Wow. Where do you start with a "culture" like that?
CFBfan
April 2nd, 2010, 09:42 AM
Wow. Where do you start with a "culture" like that?
propeller heads that have no understanding of the value of the life lessons that only sports can teach, competition, team play, fighting thru adversity, etc, etc, etc!!
it's very sad!
DFW HOYA
April 2nd, 2010, 04:26 PM
Part 2:
"Now, what was once a flagship athletic program in the Ivy League with a national following is sinking into obscurity. Losses mounted from program to program, disillusioned coaches are leaving and recruited athletes are choosing other schools.
“It's a bit of a mess,” said one current Dartmouth coach. “And I don't see any hope in sight. It's awful. It’s like going round and round in circles, heading nowhere. “The general mood is to keep your head down, don't say much and don't expect much.”
http://www.vnews.com/04012010/6500457.htm
DFW HOYA
April 2nd, 2010, 04:29 PM
Part 3:
"Part of that is due to a change in Dartmouth's Academic Index band (the statistical system that defines the makeup of the school's freshman class) that rose in the same period of time to the point that the football team's ability to recruit was dramatically reduced. So much so, that since the new AI band went into effect after the 1996 football season -- when Dartmouth went undefeated -- the Big Green has had only one more winning record (1997) on the gridiron. You could say that football certainly wasn't Harvard-ized, but rather Columbia-ized."

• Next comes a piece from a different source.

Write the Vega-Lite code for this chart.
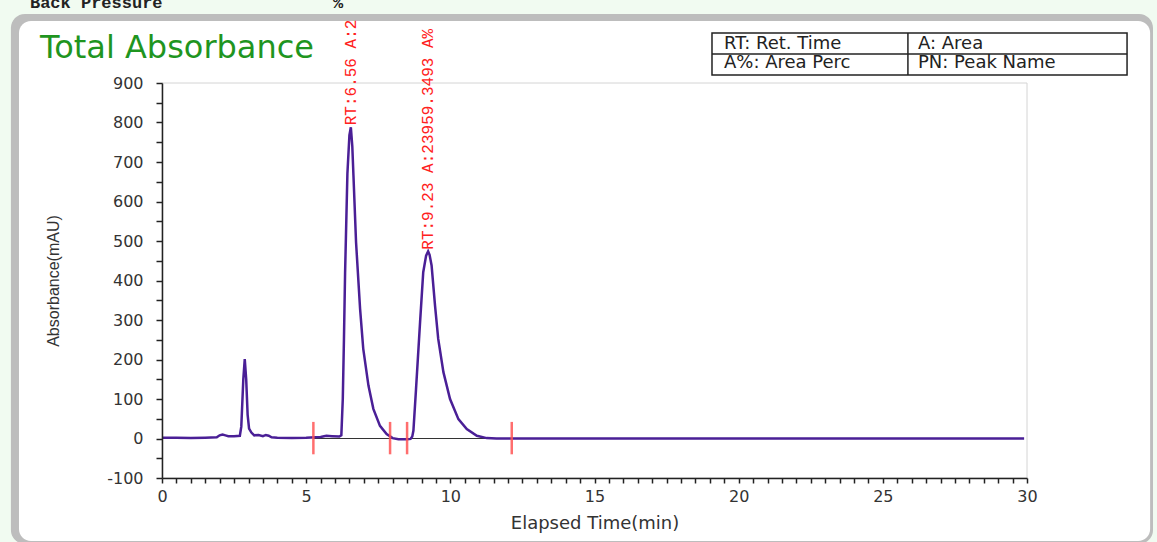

http://www.vnews.com/04022010/6503457.htm
Lehigh Football Nation
April 2nd, 2010, 04:41 PM
Part 3:
"Part of that is due to a change in Dartmouth's Academic Index band (the statistical system that defines the makeup of the school's freshman class) that rose in the same period of time to the point that the football team's ability to recruit was dramatically reduced. So much so, that since the new AI band went into effect after the 1996 football season -- when Dartmouth went undefeated -- the Big Green has had only one more winning record (1997) on the gridiron. You could say that football certainly wasn't Harvard-ized, but rather Columbia-ized."

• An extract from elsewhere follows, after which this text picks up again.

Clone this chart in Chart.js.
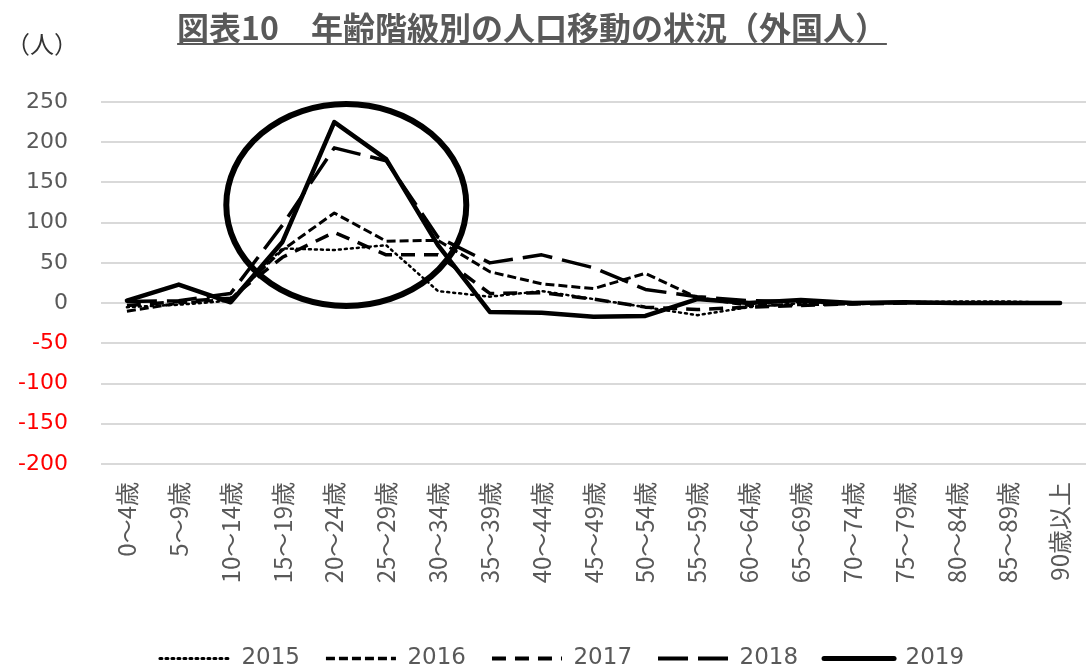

http://www.vnews.com/04022010/6503457.htm
This piece does confirm what I had long suspected - but it doesn't paint the whole picture. IMO, it's not the AI bands that were necessarily the issue: it was a more aggressive admissions department that had a open - even documented, on a Dartmouth letterhead - disdain for football. The AI seemed to me like more of an excuse for admissions to put the screws to football.
Ivytalk
April 2nd, 2010, 04:47 PM
The infamous Furstenberg letter still rankles Dartmouth football alums after 10 years. The columnist is dead on in arguing that the new Dartmouth AD should report directly to the president and that they need an effective athletic fundraiser at the administrative level. C'mon, Big Green!
ngineer
April 2nd, 2010, 09:02 PM
With the new Prez being a scholar-jock himself, I would hope he begins a new era of striving to be the best in whatever one attempts. When I was at Lehigh, we had a Prez (Deming Lewis) who was perceived as an egg-head (had about 30+ patents and was involved in development of radar and the space program), but was a world class squash player (the reason the squash courts exist next to the Varsity House in Goodman Campus). He understood the role of athletics and gave his AD, the former football HC (Leckonby) free reign within what ever dollars existed to 'Win'. The hiring of Fred Dunlap and the beginning of a new era of winning football was created. The Prez's successor, Peter Likins, was an all-american wrestler at Stanford, so he appreciated first hand the role of athletics even at highly competitive academic schools.
So the leadership does come from the top. Lewis was very 'hands off', while Likins was much more involved, but each sent the signal as to how important athletics was going be to the University.